Previous sonar mapping revealed a number of features lying hidden on the lake floor as a result of the 1886 eruption of Mount Tarawera. The data showed a number of volcanic craters as well as the deep rift that formed when the lake floor unzipped violently, dramatically and permanently.

Sonar Vs Seismic

Sonar provided an excellent view of the topography of the lake floor, however to delve deeper and gain greater clarity, scientists involved in further research of the lake, harnessed the power of seismic equipment, to deliver data of great detail that opened up the lake floor in ways never previously achieved.

Seismic equipment works on acoustic vibration that reflects off geological layers within the lake and it was the seismic readings from this equipment that corroborated findings that a substantial portion of the Pink Terraces appears to have survived the 1886 eruption of Mount Tarawera - covered of course by meters of sediment.

Low-frequency seismic equipment mapped the top layer of the lake and a higher frequency surveyed over areas of particular interest. This is done because higher frequency seismic penetrates less and shows greater detail, revealing underlying rock layers – the hard pre-existing matter that they were looking for.

Project leader Dr De Ronde is quoted as saying “The seismic data has enabled us to strip off about 40 meters of sediment on the lake floor and see the hard post-eruption surface of the lake and other geological structures at depth.”
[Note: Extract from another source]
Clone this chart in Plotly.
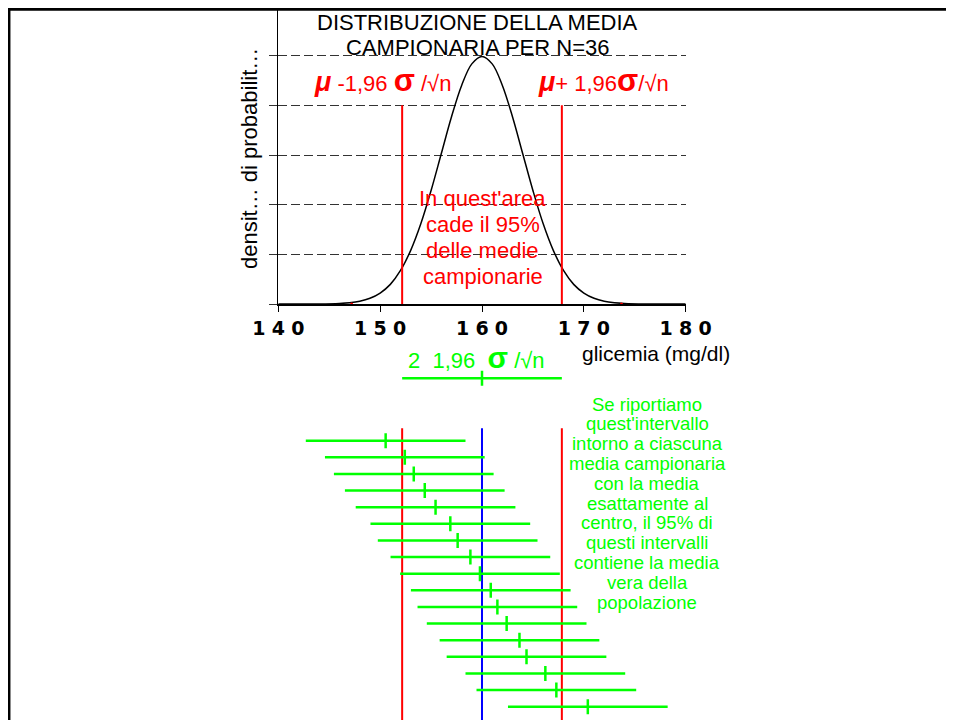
import plotly.graph_objects as go

W, H = 954, 720
OFF = 8  # page body margin offset (figure starts 8px into the page)

# ---- data ----
mu = 160.0          # population mean (mg/dl)
sigma = 24.0        # population sd
n = 36              # sample size
z95 = 1.96
se = sigma / n ** 0.5
lower = mu - z95 * se
upper = mu + z95 * se

x_ticks = [140, 150, 160, 170, 180]
y_ticks = [0, 0.02, 0.04, 0.06, 0.08, 0.10]

# density curve
curve_x = [140, 142, 144, 146, 147, 148, 149, 150, 151, 152, 153, 154, 155, 156, 157, 158, 159, 160,
           161, 162, 163, 164, 165, 166, 167, 168, 169, 170, 171, 172, 173, 174, 176, 178, 180]
curve_y = [0.0000, 0.0000, 0.00003, 0.00022, 0.0005, 0.0011, 0.0023, 0.0044, 0.0079, 0.0135, 0.0216,
           0.0324, 0.0457, 0.0605, 0.0753, 0.0880, 0.0967, 0.0997,
           0.0967, 0.0880, 0.0753, 0.0605, 0.0457, 0.0324, 0.0216, 0.0135, 0.0079, 0.0044, 0.0023,
           0.0011, 0.0005, 0.00022, 0.00003, 0.0000, 0.0000]

red_marks_x = [147.2, 173.7]

# sample means of the 17 drawn intervals (top to bottom)
sample_means = [150.54, 152.42, 153.30, 154.38, 155.44, 156.89, 157.61, 158.86, 159.80,
                160.86, 161.51, 162.42, 163.68, 164.37, 166.22, 167.30, 170.39]
rows = list(range(1, len(sample_means) + 1))
ref_row = -2.75

title_lines = ["DISTRIBUZIONE DELLA MEDIA", "CAMPIONARIA PER N=36"]
area_lines = ["In quest'area", "cade il 95%", "delle medie", "campionarie"]
green_lines = ["Se riportiamo", "quest'intervallo", "intorno a ciascuna", "media campionaria",
               "con la media", "esattamente al", "centro, il 95% di", "questi intervalli",
               "contiene la media", "vera della", "popolazione"]

RED = "#ff0000"
GREEN = "#00ff00"
BLUE = "#0000ff"
FONT = "Liberation Sans, Arial, sans-serif"


def px_x(p):
    return (p - OFF) / W


def px_y(p):
    return 1 - (p - OFF) / H


# top panel geometry: 0 at y=304px, 0.02 per 49.67px
Y_BASE, PX_PER_UNIT = 304.0, 298.0 / 0.12
y_top_val = (Y_BASE - OFF) / PX_PER_UNIT

fig = go.Figure()

# top panel: density curve
fig.add_trace(go.Scatter(x=curve_x, y=curve_y, mode="lines", line=dict(color="black", width=1.5, shape="spline"),
                         xaxis="x", yaxis="y", hoverinfo="skip"))
# red limits in top panel
fig.add_trace(go.Scatter(x=[lower, lower, None, upper, upper], y=[0, 0.08, None, 0, 0.08], mode="lines",
                         line=dict(color=RED, width=2), xaxis="x", yaxis="y", hoverinfo="skip"))
fig.add_trace(go.Scatter(x=red_marks_x, y=[0, 0], mode="markers", marker=dict(color=RED, size=3),
                         xaxis="x", yaxis="y", hoverinfo="skip"))

# bottom panel: row index r sits at 440.7 + (r-1)*16.625 px
ROW0, ROWH = 440.7, 16.625


def row_at(p):
    return (p - ROW0) / ROWH + 1


y2_top = row_at(304)
y2_bot = row_at(H + OFF)
line_top = 0.25
fig.add_trace(go.Scatter(x=[lower, lower, None, upper, upper], y=[line_top, y2_bot, None, line_top, y2_bot],
                         mode="lines", line=dict(color=RED, width=2), xaxis="x", yaxis="y2", hoverinfo="skip"))
fig.add_trace(go.Scatter(x=[mu, mu], y=[line_top, y2_bot], mode="lines", line=dict(color=BLUE, width=2),
                         xaxis="x", yaxis="y2", hoverinfo="skip"))

# intervals
hx, hy, tx, ty = [], [], [], []
all_means = [mu] + sample_means
all_rows = [ref_row] + rows
for m, r in zip(all_means, all_rows):
    hx += [m - z95 * se, m + z95 * se, None]
    hy += [r, r, None]
    tx += [m, m, None]
    ty += [r - 0.45, r + 0.45, None]
fig.add_trace(go.Scatter(x=hx, y=hy, mode="lines", line=dict(color=GREEN, width=2.5),
                         xaxis="x", yaxis="y2", hoverinfo="skip"))
fig.add_trace(go.Scatter(x=tx, y=ty, mode="lines", line=dict(color=GREEN, width=2.5),
                         xaxis="x", yaxis="y2", hoverinfo="skip"))

annotations = []


def ann(text, xp, yp, size, color="black", xanchor="center", angle=0):
    annotations.append(dict(text=text, x=px_x(xp), y=px_y(yp), xref="paper", yref="paper",
                            xanchor=xanchor, yanchor="middle", showarrow=False, textangle=angle,
                            font=dict(family=FONT, size=size, color=color)))


ann(title_lines[0], 477.5, 22, 22)
ann(title_lines[1], 477, 47.5, 22)
ann("<span style='font-size:27px'><b><i>μ</i></b></span> -1,96 <span style='font-size:31px'><b>σ</b></span> /√n",
    382.5, 81, 22, RED)
ann("<span style='font-size:27px'><b><i>μ</i></b></span>+ 1,96<span style='font-size:31px'><b>σ</b></span>/√n",
    603, 81, 22, RED)
for k, line in enumerate(area_lines):
    ann(line, 482.5, 199 + k * 25.8, 22, RED)
ann("glicemia (mg/dl)", 731.7, 353, 21, "black", xanchor="right")
ann("2\u00a0\u00a01,96\u00a0 <span style='font-size:30px'><b>σ</b></span> /√n", 476.7, 357, 22, GREEN)
ann("densit… di probabilit…", 249, 159, 22, "black", angle=-90)
for k, line in enumerate(green_lines):
    ann(line, 647, 404 + k * 19.8, 18.5, GREEN)

shapes = [
    dict(type="line", xref="paper", yref="paper", x0=px_x(7), x1=1, y0=px_y(9.3), y1=px_y(9.3),
         line=dict(color="black", width=3)),
    dict(type="line", xref="paper", yref="paper", x0=px_x(9.2), x1=px_x(9.2), y0=px_y(8), y1=0,
         line=dict(color="black", width=2.5)),
]

fig.update_layout(
    width=W, height=H,
    margin=dict(l=0, r=0, t=0, b=0, pad=0, autoexpand=False),
    paper_bgcolor="white", plot_bgcolor="white",
    showlegend=False,
    annotations=annotations,
    shapes=shapes,
    xaxis=dict(domain=[px_x(278.3), px_x(685.7)], range=[140, 180], anchor="y", automargin=False,
               tickvals=x_ticks, ticktext=["\u2004".join(str(v)) for v in x_ticks],
               ticks="outside", ticklen=6, tickcolor="black", tickwidth=1,
               showline=True, linecolor="black", linewidth=1.5, showgrid=False, zeroline=False,
               tickfont=dict(family="DejaVu Sans", size=19, color="black", weight="bold")),
    yaxis=dict(domain=[px_y(Y_BASE), 1], range=[0, y_top_val], anchor="x", automargin=False,
               tickvals=y_ticks, showticklabels=False, ticks="outside", ticklen=8, tickcolor="#333",
               showline=True, linecolor="black", linewidth=1,
               showgrid=True, gridcolor="#333", gridwidth=1, griddash="9px,4px", zeroline=False),
    yaxis2=dict(domain=[0, px_y(Y_BASE)], range=[y2_bot, y2_top], visible=False, anchor="x", automargin=False),
)

fig.write_html("out.html")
Lake Rotomahana stripped bare

Of significant discovery was the indication of hard surfaces at the same depth and in the same location that the Pink Terraces would be, this is in part backed up by the previous years mapping which indicated the same area as that of the Pink Terraces.

As explained by the man himself, Dr De Ronde:

“Last year we found the two bottom tiers of the buttress adjacent to main staircase of the Pink Terraces. This year the seismic data is telling us that there is a 40-meter-wide and three-storey-high stack of very hard material exactly where we estimate the Pink Terraces should be”.

“We believe this represents a substantial portion of the Pink Terraces, although we were not able to determine their state of preservation. We were unable to image the individual terraces, the cascading and scalloped shapes of the Pink Terraces proved challenging to image as the seismic signals were scattered by the many hard surfaces at different angles.”

Despite this challenge, the large amount of data collected during the survey has unearthed new revelations and begs for continued studies of the Tarawera Lake and the active geothermal systems underneath it.

As scientific capabilities continue to increase, the anticipation of what is yet to be revealed and understood will no doubt fuel the next in-depth project.